EXERCISE: Restate the whole of the material. Keep every word, and drop the pictures.

INFORMATION SUPPLIED:
^^^^

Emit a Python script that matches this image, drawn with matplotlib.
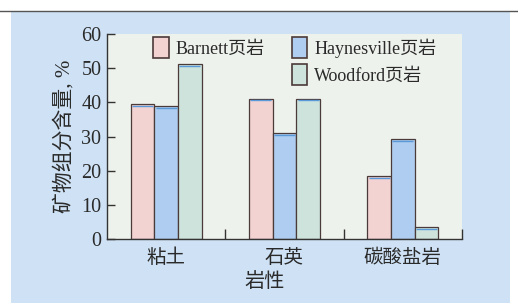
import numpy as np
import matplotlib.pyplot as plt
from matplotlib.patches import Rectangle

categories = ['粘土', '石英', '碳酸盐岩']
barnett = [39.5, 41.1, 18.3]
haynesville = [38.8, 31.0, 29.2]
woodford = [51.2, 41.1, 3.5]
series_names = ['Barnett页岩', 'Haynesville页岩', 'Woodford页岩']

plt.rcParams['font.family'] = ['Liberation Serif', 'Noto Sans CJK SC']

fig = plt.figure(figsize=(5.18, 3.03), dpi=100, facecolor='white')
# page background (scanned look)
fig.add_artist(Rectangle((11 / 518, 0), 499 / 518, 292 / 303, transform=fig.transFigure,
                         facecolor='#cfe2f5', edgecolor='none', zorder=-10))
fig.add_artist(plt.Line2D([0, 1], [292 / 303, 292 / 303], transform=fig.transFigure,
                          color='#555555', lw=1.0, zorder=-5))

ax = fig.add_axes([107 / 518, 1 - 239 / 303, 355 / 518, 205 / 303])
ax.set_facecolor('#eef2ec')

txt = '#2a2a2a'
x = np.arange(len(categories))
w = 0.2
colors = ['#f3d2d2', '#aecdf0', '#cde3dc']
edge = '#4a3a38'
for i, (vals, c) in enumerate(zip([barnett, haynesville, woodford], colors)):
    pos = x + (i - 1) * w
    ax.bar(pos, vals, width=w, color=c, edgecolor=edge, linewidth=0.9, zorder=2)
    # thin blue print stripe just under the bar top
    ax.hlines(np.array(vals) - 0.45, pos - w / 2 + 0.01, pos + w / 2 - 0.01,
              color='#5a9ad8', lw=1.0, zorder=3)

ax.set_xlim(-0.5, 2.5)
ax.set_ylim(0, 60)
ax.set_yticks(range(0, 61, 10))
ax.set_xticks(x)
ax.set_xticklabels(categories, fontsize=14, family=['Noto Sans CJK SC'], color=txt)
ax.set_xticks([0.5, 1.5, 2.5], minor=True)
ax.tick_params(axis='x', which='major', length=0, pad=6)
ax.tick_params(axis='x', which='minor', direction='in', length=7, width=1, color='#333333')
ax.tick_params(axis='y', direction='in', length=6, width=1, color='#333333',
               labelsize=14.5, labelcolor=txt, pad=4)
for s in ['top', 'right']:
    ax.spines[s].set_visible(False)
for s in ['left', 'bottom']:
    ax.spines[s].set_color('#333333')
    ax.spines[s].set_linewidth(1.0)

ax.set_ylabel('矿物组分含量, %', fontsize=15, color=txt, labelpad=5)
ax.set_xlabel('岩性', fontsize=14.5, color=txt, family=['Noto Sans CJK SC'])
ax.xaxis.set_label_coords(0.445, -0.155)

handles = [Rectangle((0, 0), 1, 1, facecolor=c, edgecolor=edge, lw=1.2) for c in colors]
leg_kw = dict(frameon=False, fontsize=13, handlelength=0.85, handleheight=1.4,
              handletextpad=0.4, labelspacing=0.35, borderaxespad=0)
leg1 = ax.legend(handles[:1], series_names[:1], loc='upper left',
                 bbox_to_anchor=(0.11, 1.02), **leg_kw)
ax.add_artist(leg1)
for t in leg1.get_texts():
    t.set_color(txt)
leg2 = ax.legend(handles[1:], series_names[1:], loc='upper left',
                 bbox_to_anchor=(0.5, 1.02), **leg_kw)
for t in leg2.get_texts():
    t.set_color(txt)

fig.savefig('out.png', dpi=100)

^^^^

FINAL RESULT:
Emit a Python script that matches this image, drawn with matplotlib.
import numpy as np
import matplotlib.pyplot as plt
from matplotlib.patches import Rectangle

categories = ['粘土', '石英', '碳酸盐岩']
barnett = [39.5, 41.1, 18.3]
haynesville = [38.8, 31.0, 29.2]
woodford = [51.2, 41.1, 3.5]
series_names = ['Barnett页岩', 'Haynesville页岩', 'Woodford页岩']

plt.rcParams['font.family'] = ['Liberation Serif', 'Noto Sans CJK SC']

fig = plt.figure(figsize=(5.18, 3.03), dpi=100, facecolor='white')
# page background (scanned look)
fig.add_artist(Rectangle((11 / 518, 0), 499 / 518, 292 / 303, transform=fig.transFigure,
                         facecolor='#cfe2f5', edgecolor='none', zorder=-10))
fig.add_artist(plt.Line2D([0, 1], [292 / 303, 292 / 303], transform=fig.transFigure,
                          color='#555555', lw=1.0, zorder=-5))

ax = fig.add_axes([107 / 518, 1 - 239 / 303, 355 / 518, 205 / 303])
ax.set_facecolor('#eef2ec')

txt = '#2a2a2a'
x = np.arange(len(categories))
w = 0.2
colors = ['#f3d2d2', '#aecdf0', '#cde3dc']
edge = '#4a3a38'
for i, (vals, c) in enumerate(zip([barnett, haynesville, woodford], colors)):
    pos = x + (i - 1) * w
    ax.bar(pos, vals, width=w, color=c, edgecolor=edge, linewidth=0.9, zorder=2)
    # thin blue print stripe just under the bar top
    ax.hlines(np.array(vals) - 0.45, pos - w / 2 + 0.01, pos + w / 2 - 0.01,
              color='#5a9ad8', lw=1.0, zorder=3)

ax.set_xlim(-0.5, 2.5)
ax.set_ylim(0, 60)
ax.set_yticks(range(0, 61, 10))
ax.set_xticks(x)
ax.set_xticklabels(categories, fontsize=14, family=['Noto Sans CJK SC'], color=txt)
ax.set_xticks([0.5, 1.5, 2.5], minor=True)
ax.tick_params(axis='x', which='major', length=0, pad=6)
ax.tick_params(axis='x', which='minor', direction='in', length=7, width=1, color='#333333')
ax.tick_params(axis='y', direction='in', length=6, width=1, color='#333333',
               labelsize=14.5, labelcolor=txt, pad=4)
for s in ['top', 'right']:
    ax.spines[s].set_visible(False)
for s in ['left', 'bottom']:
    ax.spines[s].set_color('#333333')
    ax.spines[s].set_linewidth(1.0)

ax.set_ylabel('矿物组分含量, %', fontsize=15, color=txt, labelpad=5)
ax.set_xlabel('岩性', fontsize=14.5, color=txt, family=['Noto Sans CJK SC'])
ax.xaxis.set_label_coords(0.445, -0.155)

handles = [Rectangle((0, 0), 1, 1, facecolor=c, edgecolor=edge, lw=1.2) for c in colors]
leg_kw = dict(frameon=False, fontsize=13, handlelength=0.85, handleheight=1.4,
              handletextpad=0.4, labelspacing=0.35, borderaxespad=0)
leg1 = ax.legend(handles[:1], series_names[:1], loc='upper left',
                 bbox_to_anchor=(0.11, 1.02), **leg_kw)
ax.add_artist(leg1)
for t in leg1.get_texts():
    t.set_color(txt)
leg2 = ax.legend(handles[1:], series_names[1:], loc='upper left',
                 bbox_to_anchor=(0.5, 1.02), **leg_kw)
for t in leg2.get_texts():
    t.set_color(txt)

fig.savefig('out.png', dpi=100)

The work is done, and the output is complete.